### TASK TO COMPLETE
Extract everything from the first line through the line with "-18.9, -18.9, -18.9];", both ends included, except for any pictures.

-----

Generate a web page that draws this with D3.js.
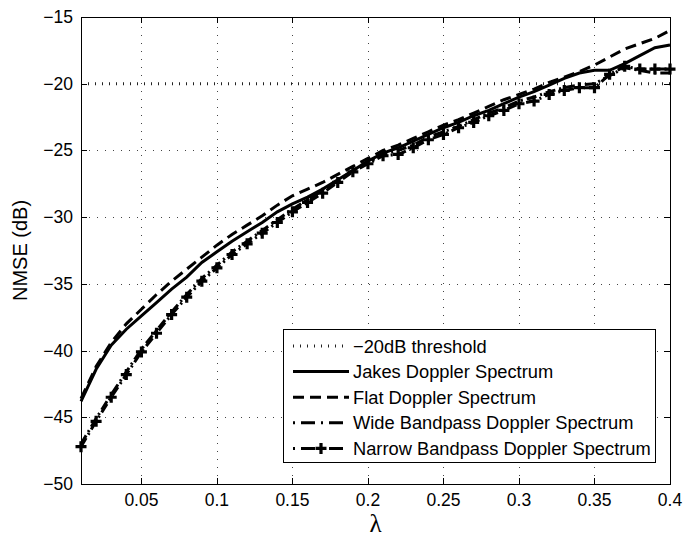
<!DOCTYPE html>
<html>
<head>
<meta charset="utf-8">
<script src="https://cdn.jsdelivr.net/npm/d3@7"></script>
<style>
  body { margin: 0; background: #fff; }
  svg text { font-family: "Liberation Sans", Arial, Helvetica, sans-serif; fill: #000; }
</style>
</head>
<body>
<div id="chart"></div>
<script>
// lambda values (x axis)
var lambda = [0.01, 0.02, 0.03, 0.04, 0.05, 0.06, 0.07, 0.08, 0.09, 0.10,
    0.11, 0.12, 0.13, 0.14, 0.15, 0.16, 0.17, 0.18, 0.19, 0.20,
    0.21, 0.22, 0.23, 0.24, 0.25, 0.26, 0.27, 0.28, 0.29, 0.30,
    0.31, 0.32, 0.33, 0.34, 0.35, 0.36, 0.37, 0.38, 0.39, 0.40];

// NMSE (dB)
var jakes = [-43.8, -41.4, -39.6, -38.4, -37.4, -36.4, -35.4, -34.5, -33.4, -32.6,
    -31.8, -31.1, -30.4, -29.6, -29.0, -28.5, -27.9, -27.2, -26.5, -25.8,
    -25.2, -24.8, -24.3, -23.8, -23.3, -22.9, -22.4, -22.0, -21.5, -21.0,
    -20.6, -20.1, -19.6, -19.2, -19.0, -19.0, -18.5, -17.9, -17.3, -17.1];
var flat = [-43.6, -41.2, -39.4, -38.0, -36.9, -35.8, -34.8, -33.9, -33.0, -32.1,
    -31.3, -30.6, -29.9, -29.1, -28.4, -27.9, -27.4, -26.8, -26.2, -25.6,
    -25.0, -24.6, -24.1, -23.6, -23.1, -22.7, -22.2, -21.7, -21.2, -20.8,
    -20.4, -19.9, -19.5, -19.1, -18.6, -18.0, -17.4, -17.0, -16.6, -16.0];
var wide = [-47.0, -45.1, -43.3, -41.6, -39.9, -38.5, -37.1, -35.8, -34.6, -33.6,
    -32.6, -31.8, -31.0, -30.2, -29.4, -28.7, -28.0, -27.3, -26.5, -25.9,
    -25.3, -25.0, -24.6, -24.0, -23.6, -23.2, -22.7, -22.2, -21.8, -21.3,
    -21.0, -20.6, -20.3, -20.1, -20.0, -19.4, -18.8, -19.0, -19.2, -19.2];
var narrow = [-47.2, -45.3, -43.5, -41.8, -40.1, -38.7, -37.3, -36.0, -34.8, -33.8,
    -32.8, -32.0, -31.2, -30.4, -29.6, -28.9, -28.2, -27.4, -26.6, -26.0,
    -25.4, -25.3, -24.8, -24.2, -23.8, -23.3, -22.9, -22.4, -22.0, -21.5,
    -21.3, -20.8, -20.5, -20.3, -20.3, -19.3, -18.7, -18.9, -18.9, -18.9];

var threshold = -20;
var xTicks = [0.05, 0.1, 0.15, 0.2, 0.25, 0.3, 0.35, 0.4];
var yTicks = [-50, -45, -40, -35, -30, -25, -20, -15];
var legendLabels = ["\u221220dB threshold", "Jakes Doppler Spectrum", "Flat Doppler Spectrum",
    "Wide Bandpass Doppler Spectrum", "Narrow Bandpass Doppler Spectrum"];

var W = 684, H = 537;
var pL = 81, pR = 670, pT = 17, pB = 484;

var svg = d3.select("#chart").append("svg")
    .attr("width", W)
    .attr("height", H);

var x = d3.scaleLinear().domain([0.01, 0.4]).range([pL, pR]);
var y = d3.scaleLinear().domain([-50, -15]).range([pB, pT]);

var fmt = function (d) { return String(d).replace("-", "\u2212"); };

// grid
var grid = svg.append("g").attr("stroke", "#444").attr("stroke-width", 1)
    .attr("stroke-dasharray", "1,7");
grid.selectAll(".gx").data(xTicks.filter(function (d) { return d < 0.4; })).enter().append("line")
    .attr("x1", function (d) { return Math.round(x(d)) + 0.5; })
    .attr("x2", function (d) { return Math.round(x(d)) + 0.5; })
    .attr("y1", pB).attr("y2", pT);
grid.selectAll(".gy").data(yTicks.filter(function (d) { return d > -50 && d < -15 && d != threshold; })).enter().append("line")
    .attr("y1", function (d) { return Math.round(y(d)) + 0.5; })
    .attr("y2", function (d) { return Math.round(y(d)) + 0.5; })
    .attr("x1", pL).attr("x2", pR);

// threshold line
svg.append("line")
    .attr("x1", pL).attr("x2", pR)
    .attr("y1", y(threshold)).attr("y2", y(threshold))
    .attr("stroke", "#222").attr("stroke-width", 3)
    .attr("stroke-dasharray", "1,6");

var line = d3.line()
    .x(function (d) { return x(d[0]); })
    .y(function (d) { return y(d[1]); });

var series = [
    {values: jakes, dash: null},
    {values: flat, dash: "11,6"},
    {values: wide, dash: "10,4,2,4"},
    {values: narrow, dash: "10,4,2,4"}
];

series.forEach(function (s) {
    svg.append("path")
        .datum(d3.zip(lambda, s.values))
        .attr("d", line)
        .attr("fill", "none")
        .attr("stroke", "#000")
        .attr("stroke-width", 3)
        .attr("stroke-dasharray", s.dash);
});

// plus markers on narrow bandpass
function plus(g, cx, cy) {
    g.append("path")
        .attr("d", "M" + (cx - 5.5) + "," + cy + "H" + (cx + 5.5) + "M" + cx + "," + (cy - 5.5) + "V" + (cy + 5.5))
        .attr("stroke", "#000").attr("stroke-width", 3.2).attr("fill", "none");
}
var marks = svg.append("g");
lambda.forEach(function (l, i) { plus(marks, x(l), y(narrow[i])); });

// axes box and ticks
svg.append("rect")
    .attr("x", pL + 0.5).attr("y", pT + 0.5)
    .attr("width", pR - pL).attr("height", pB - pT)
    .attr("fill", "none").attr("stroke", "#000").attr("stroke-width", 1);

var ticks = svg.append("g").attr("stroke", "#000").attr("stroke-width", 1);
xTicks.forEach(function (t) {
    var px = Math.round(x(t)) + 0.5;
    ticks.append("line").attr("x1", px).attr("x2", px).attr("y1", pB).attr("y2", pB - 6);
    ticks.append("line").attr("x1", px).attr("x2", px).attr("y1", pT).attr("y2", pT + 6);
});
yTicks.forEach(function (t) {
    var py = Math.round(y(t)) + 0.5;
    ticks.append("line").attr("y1", py).attr("y2", py).attr("x1", pL).attr("x2", pL + 6);
    ticks.append("line").attr("y1", py).attr("y2", py).attr("x1", pR).attr("x2", pR - 6);
});

svg.append("g").selectAll("text").data(xTicks).enter().append("text")
    .attr("x", function (d) { return x(d); })
    .attr("y", 506)
    .attr("text-anchor", "middle")
    .style("font-size", "17.5px")
    .text(function (d) { return d; });

svg.append("g").selectAll("text").data(yTicks).enter().append("text")
    .attr("x", 73)
    .attr("y", function (d) { return y(d) + 6; })
    .attr("text-anchor", "end")
    .style("font-size", "17.5px")
    .text(fmt);

// axis titles
svg.append("text")
    .attr("transform", "translate(27," + ((pT + pB) / 2) + ") rotate(-90)")
    .attr("text-anchor", "middle")
    .style("font-size", "20px")
    .text("NMSE (dB)");

svg.append("text")
    .attr("x", (pL + pR) / 2)
    .attr("y", 532)
    .attr("text-anchor", "middle")
    .style("font-family", "'Liberation Serif', 'DejaVu Serif', serif")
    .style("font-size", "25px")
    .text("\u03bb");

// legend
var legend = svg.append("g").attr("transform", "translate(283,329)");
legend.append("rect")
    .attr("x", 0.5).attr("y", 0.5)
    .attr("width", 372).attr("height", 133)
    .attr("fill", "#fff").attr("stroke", "#000").attr("stroke-width", 1);

var legendStyles = [
    {dash: "1,6", width: 3, color: "#222"},
    {dash: null, width: 3, color: "#000"},
    {dash: "11,6", width: 3, color: "#000"},
    {dash: "2,6,14,6", width: 3, color: "#000"},
    {dash: "2,6,14,6", width: 3, color: "#000"}
];

legendLabels.forEach(function (label, i) {
    var ly = 17 + i * 25.6;
    var st = legendStyles[i];
    legend.append("line")
        .attr("x1", 10).attr("x2", 66)
        .attr("y1", ly).attr("y2", ly)
        .attr("stroke", st.color).attr("stroke-width", st.width)
        .attr("stroke-dasharray", st.dash);
    if (i == 4) plus(legend, 38, ly);
    legend.append("text")
        .attr("x", 70)
        .attr("y", ly + 6.5)
        .style("font-size", "18.3px")
        .text(label);
});
</script>
</body>
</html>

-----

### ANSWER TO THE EXERCISE
Generate a web page that draws this with D3.js.
<!DOCTYPE html>
<html>
<head>
<meta charset="utf-8">
<script src="https://cdn.jsdelivr.net/npm/d3@7"></script>
<style>
  body { margin: 0; background: #fff; }
  svg text { font-family: "Liberation Sans", Arial, Helvetica, sans-serif; fill: #000; }
</style>
</head>
<body>
<div id="chart"></div>
<script>
// lambda values (x axis)
var lambda = [0.01, 0.02, 0.03, 0.04, 0.05, 0.06, 0.07, 0.08, 0.09, 0.10,
    0.11, 0.12, 0.13, 0.14, 0.15, 0.16, 0.17, 0.18, 0.19, 0.20,
    0.21, 0.22, 0.23, 0.24, 0.25, 0.26, 0.27, 0.28, 0.29, 0.30,
    0.31, 0.32, 0.33, 0.34, 0.35, 0.36, 0.37, 0.38, 0.39, 0.40];

// NMSE (dB)
var jakes = [-43.8, -41.4, -39.6, -38.4, -37.4, -36.4, -35.4, -34.5, -33.4, -32.6,
    -31.8, -31.1, -30.4, -29.6, -29.0, -28.5, -27.9, -27.2, -26.5, -25.8,
    -25.2, -24.8, -24.3, -23.8, -23.3, -22.9, -22.4, -22.0, -21.5, -21.0,
    -20.6, -20.1, -19.6, -19.2, -19.0, -19.0, -18.5, -17.9, -17.3, -17.1];
var flat = [-43.6, -41.2, -39.4, -38.0, -36.9, -35.8, -34.8, -33.9, -33.0, -32.1,
    -31.3, -30.6, -29.9, -29.1, -28.4, -27.9, -27.4, -26.8, -26.2, -25.6,
    -25.0, -24.6, -24.1, -23.6, -23.1, -22.7, -22.2, -21.7, -21.2, -20.8,
    -20.4, -19.9, -19.5, -19.1, -18.6, -18.0, -17.4, -17.0, -16.6, -16.0];
var wide = [-47.0, -45.1, -43.3, -41.6, -39.9, -38.5, -37.1, -35.8, -34.6, -33.6,
    -32.6, -31.8, -31.0, -30.2, -29.4, -28.7, -28.0, -27.3, -26.5, -25.9,
    -25.3, -25.0, -24.6, -24.0, -23.6, -23.2, -22.7, -22.2, -21.8, -21.3,
    -21.0, -20.6, -20.3, -20.1, -20.0, -19.4, -18.8, -19.0, -19.2, -19.2];
var narrow = [-47.2, -45.3, -43.5, -41.8, -40.1, -38.7, -37.3, -36.0, -34.8, -33.8,
    -32.8, -32.0, -31.2, -30.4, -29.6, -28.9, -28.2, -27.4, -26.6, -26.0,
    -25.4, -25.3, -24.8, -24.2, -23.8, -23.3, -22.9, -22.4, -22.0, -21.5,
    -21.3, -20.8, -20.5, -20.3, -20.3, -19.3, -18.7, -18.9, -18.9, -18.9];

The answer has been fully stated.